The area, alongside the West Yorkshire village of Bramham, West Yorkshire was used for filming external scenes in the 1980s ITV Yorkshire Television situation comedy series In Loving Memory, starring Dame Thora Hird and Christopher Beeny. In recent years scenes from Happy Valley starring Sarah Lancashire and Gentleman Jack starring Suranne Jones have been filmed in and around the village

In May 1989, an extreme rainfall event was recorded at 192 mm over the course of two hours at the Walshaw Dean rainfall gauge. The resultant flood, one of the worst seen in Calderdale, drove a huge amount of water through the village which damaged roads, houses and industrial premises. The 1 in a 1,000 event took over six months to recover from.

The village has a church "St Mary's", and a very old pub "The Lord Nelson", both of which are Grade II listed. The pub is where Branwell Brontë once drank and the pub itself is asserted to have established the first public library in one of the upstairs rooms.

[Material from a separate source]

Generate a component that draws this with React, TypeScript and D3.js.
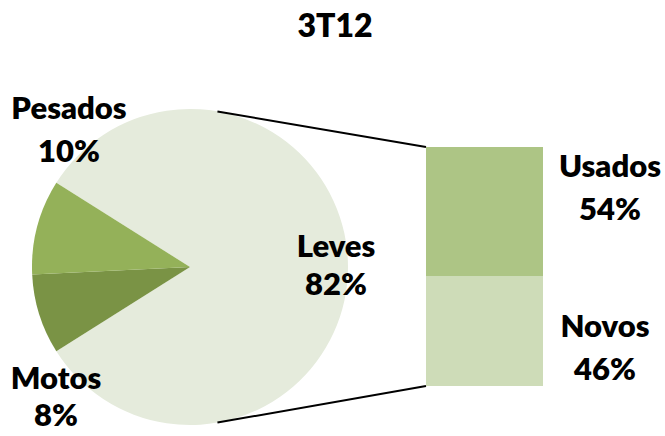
import React from "react";
import * as d3 from "d3";

const title = "3T12";
const pieCategories = ["Leves", "Motos", "Pesados"];
const pieValues = [82.1, 8.2, 9.7];
const pieLabels = ["82%", "8%", "10%"];
const pieColors = ["#E5EBDC", "#7A9345", "#94B159"];

const barCategories = ["Novos", "Usados"];
const barValues = [46, 54];
const barLabels = ["46%", "54%"];
const barColors = ["#CEDCB8", "#ADC585"];

const W = 665;
const H = 436;
const cx = 190;
const cy = 267;
const R = 158;

const barX0 = 426;
const barX1 = 543;
const barTop = 147;
const barBottom = 386;

// label positions (layout only)
const pieLabelPos: Record<string, { x: number; y1: number; y2: number }> = {
  Leves: { x: 336, y1: 257, y2: 295 },
  Motos: { x: 56, y1: 389, y2: 426 },
  Pesados: { x: 69, y1: 119, y2: 162 },
};
const barLabelPos: Record<string, { x: number; y1: number; y2: number }> = {
  Usados: { x: 610, y1: 177, y2: 220 },
  Novos: { x: 605, y1: 337, y2: 380 },
};

export default function App() {
  const total = d3.sum(pieValues);
  const levesFrac = pieValues[0] / total;
  const start = Math.PI / 2 - levesFrac * Math.PI;
  const pie = d3
    .pie<number>()
    .sort(null)
    .startAngle(start)
    .endAngle(start + 2 * Math.PI);
  const arcs = pie(pieValues);
  const arc = d3.arc<d3.PieArcDatum<number>>().innerRadius(0).outerRadius(R);

  const y = d3.scaleLinear().domain([0, d3.sum(barValues)]).range([barBottom, barTop]);
  const stacked: { cat: string; v0: number; v1: number; color: string; label: string }[] = [];
  let acc = 0;
  barValues.forEach((v, i) => {
    stacked.push({ cat: barCategories[i], v0: acc, v1: acc + v, color: barColors[i], label: barLabels[i] });
    acc += v;
  });

  const connAngle = (10 * Math.PI) / 180;
  const topPt = [cx + R * Math.sin(connAngle), cy - R * Math.cos(connAngle)];
  const botPt = [cx + R * Math.sin(Math.PI - connAngle), cy - R * Math.cos(Math.PI - connAngle)];

  const font = "Lato, 'DejaVu Sans', sans-serif";
  const labelStyle = { fontFamily: font, fontWeight: 800, fontSize: 31 } as const;

  return (
    <svg width={W} height={H} style={{ position: "absolute", left: 0, top: 0, background: "#fff" }}>
      <text x={335} y={37} textAnchor="middle" fontFamily={font} fontWeight={800} fontSize={32} fill="#000">
        {title}
      </text>
      <g transform={`translate(${cx},${cy})`}>
        {arcs.map((a, i) => (
          <path key={pieCategories[i]} d={arc(a) || ""} fill={pieColors[i]} />
        ))}
      </g>
      {stacked.map((s) => (
        <rect key={s.cat} x={barX0} width={barX1 - barX0} y={y(s.v1)} height={y(s.v0) - y(s.v1)} fill={s.color} />
      ))}
      <line x1={topPt[0]} y1={topPt[1]} x2={barX0} y2={y(acc)} stroke="#000" strokeWidth={2} />
      <line x1={botPt[0]} y1={botPt[1]} x2={barX0} y2={y(0)} stroke="#000" strokeWidth={2} />
      {pieCategories.map((c, i) => {
        const p = pieLabelPos[c];
        return (
          <g key={c} style={labelStyle} fill="#000" textAnchor="middle">
            <text x={p.x} y={p.y1}>{c}</text>
            <text x={p.x} y={p.y2}>{pieLabels[i]}</text>
          </g>
        );
      })}
      {stacked.map((s) => {
        const p = barLabelPos[s.cat];
        return (
          <g key={s.cat} style={labelStyle} fill="#000" textAnchor="middle">
            <text x={p.x} y={p.y1}>{s.cat}</text>
            <text x={p.x} y={p.y2}>{s.label}</text>
          </g>
        );
      })}
    </svg>
  );
}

In recent years the village has reestablished the position of Village Mayor, the role is primarily about raising funds for local charitable causes and investment in the village.

The village was a regular entrant in the Yorkshire in Bloom competition from 1998, and won an award every time they entered winning five gold and three silver medals up until 2013. The village was also an entrant in Britain in Bloom, and was the out right winner in the village category on one occasion receiving a gold medal. The village no longer enter competitions but still has a very active bloom team that keeps the village looking good.

There is also a digital television and analogue radio transmitter for the local area, it broadcasts BBC National Radio and BBC Radio Leeds to the South and East to Halifax, Sowerby Bridge and as far south as Rishworth. The television services are directed North, West and South.

==Governance==
The settlement is part of the Luddendenfoot ward of the Metropolitan borough of Calderdale, part of the Metropolitan county of West Yorkshire.